[YOUR OBJECTIVE]
Return, without pictures, the lines from the start of the data through the one that contains "import plotly.graph_objects as go".

>>

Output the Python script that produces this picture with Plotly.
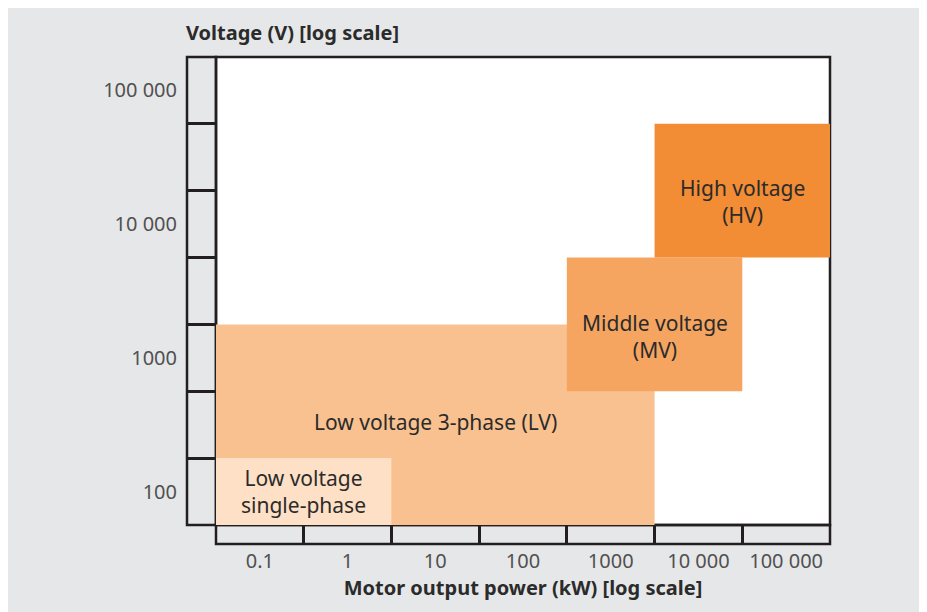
import numpy as np
import plotly.graph_objects as go

# ---- data ----
regions = ["Low voltage 3-phase (LV)", "Low voltage<br>single-phase",
           "Middle voltage<br>(MV)", "High voltage<br>(HV)"]
power_min_kw = [0.0316, 0.0316, 316, 3162]
power_max_kw = [3162, 3.16, 31623, 316228]
voltage_min_v = [56.2, 56.2, 562, 5623]
voltage_max_v = [1778, 178, 5623, 56234]
label_power_kw = [10, 0.316, 3162, 31623]
label_voltage_v = [330, 100, 1450, 14800]
fill_colors = ["#f9c18f", "#fde0c5", "#f6a561", "#f28c35"]

x_tick_vals = [0.1, 1, 10, 100, 1000, 10000, 100000]
x_tick_text = ["0.1", "1", "10", "100", "1000", "10 000", "100 000"]
x_band_edges = [0.316, 3.16, 31.6, 316, 3162, 31623]
y_tick_vals = [100, 1000, 10000, 100000]
y_tick_text = ["100", "1000", "10 000", "100 000"]
y_band_edges = [178, 562, 1778, 5623, 17783, 56234]

x_range_log = [-1.5, 5.5]
y_range_log = [1.75, 5.25]

FONT = "Noto Sans"
TXT = "#2b2b2b"
BG = "#e6e7e9"
LINE = "#231f20"

fig = go.Figure()
for name, x0, x1, y0, y1, c in zip(regions, power_min_kw, power_max_kw,
                                    voltage_min_v, voltage_max_v, fill_colors):
    fig.add_trace(go.Scatter(
        x=[x0, x1, x1, x0, x0], y=[y0, y0, y1, y1, y0],
        mode="lines", fill="toself", fillcolor=c,
        line=dict(width=0, color=c), hoverinfo="skip", showlegend=False,
        name=name.replace("<br>", " ")))

for name, lx, ly in zip(regions, label_power_kw, label_voltage_v):
    fig.add_annotation(x=np.log10(lx), y=np.log10(ly), xref="x", yref="y",
                       text=name, showarrow=False,
                       font=dict(family=FONT, size=21, color=TXT))

W, H = 919, 604
L, R, T, B = 208, 97, 49, 87
pw, ph = W - L - R, H - T - B
ystrip = 29 / pw
xstrip = 19 / ph

# plot border (below traces)
fig.add_shape(type="rect", xref="paper", yref="paper", x0=0, x1=1, y0=0, y1=1,
              line=dict(color=LINE, width=2.5), layer="below")
# left strip
fig.add_shape(type="rect", xref="paper", yref="paper", x0=-ystrip, x1=0, y0=0, y1=1,
              line=dict(color=LINE, width=2.5), layer="below")
# bottom strip
fig.add_shape(type="rect", xref="paper", yref="paper", x0=0, x1=1, y0=-xstrip, y1=0,
              line=dict(color=LINE, width=2.5), layer="below")

fig.update_layout(
    width=W, height=H,
    margin=dict(l=L, r=R, t=T, b=B),
    paper_bgcolor=BG, plot_bgcolor="white",
    showlegend=False,
    font=dict(family=FONT, color=TXT),
    xaxis=dict(type="log", range=x_range_log, showgrid=False, zeroline=False,
               showline=False, tickmode="array", tickvals=x_tick_vals,
               ticktext=x_tick_text, ticks="outside", ticklen=15,
               tickcolor="rgba(0,0,0,0)", ticklabelstandoff=3,
               tickfont=dict(family=FONT, size=20, color="#505050"),
               minor=dict(tickmode="array", tickvals=x_band_edges, ticks="outside",
                          ticklen=19, tickwidth=2.5, tickcolor=LINE, showgrid=False),
               title=dict(text="<b>Motor output power (kW) [log scale]</b>",
                          font=dict(family=FONT, size=20, color=TXT), standoff=4),
               fixedrange=True),
    yaxis=dict(type="log", range=y_range_log, showgrid=False, zeroline=False,
               showline=False, tickmode="array", tickvals=y_tick_vals,
               ticktext=y_tick_text, ticks="outside", ticklen=29,
               tickcolor="rgba(0,0,0,0)", ticklabelstandoff=5,
               tickfont=dict(family=FONT, size=20, color="#505050"),
               minor=dict(tickmode="array", tickvals=y_band_edges, ticks="outside",
                          ticklen=29, tickwidth=2.5, tickcolor=LINE, showgrid=False),
               fixedrange=True),
)

fig.add_annotation(text="<b>Voltage (V) [log scale]</b>", xref="paper", yref="paper",
                   x=-32 / pw, y=1 + 24 / ph, xanchor="left", yanchor="middle",
                   showarrow=False, font=dict(family=FONT, size=20, color=TXT))

fig.write_html("out.html")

<<

[WORKED SOLUTION]
Output the Python script that produces this picture with Plotly.
import numpy as np
import plotly.graph_objects as go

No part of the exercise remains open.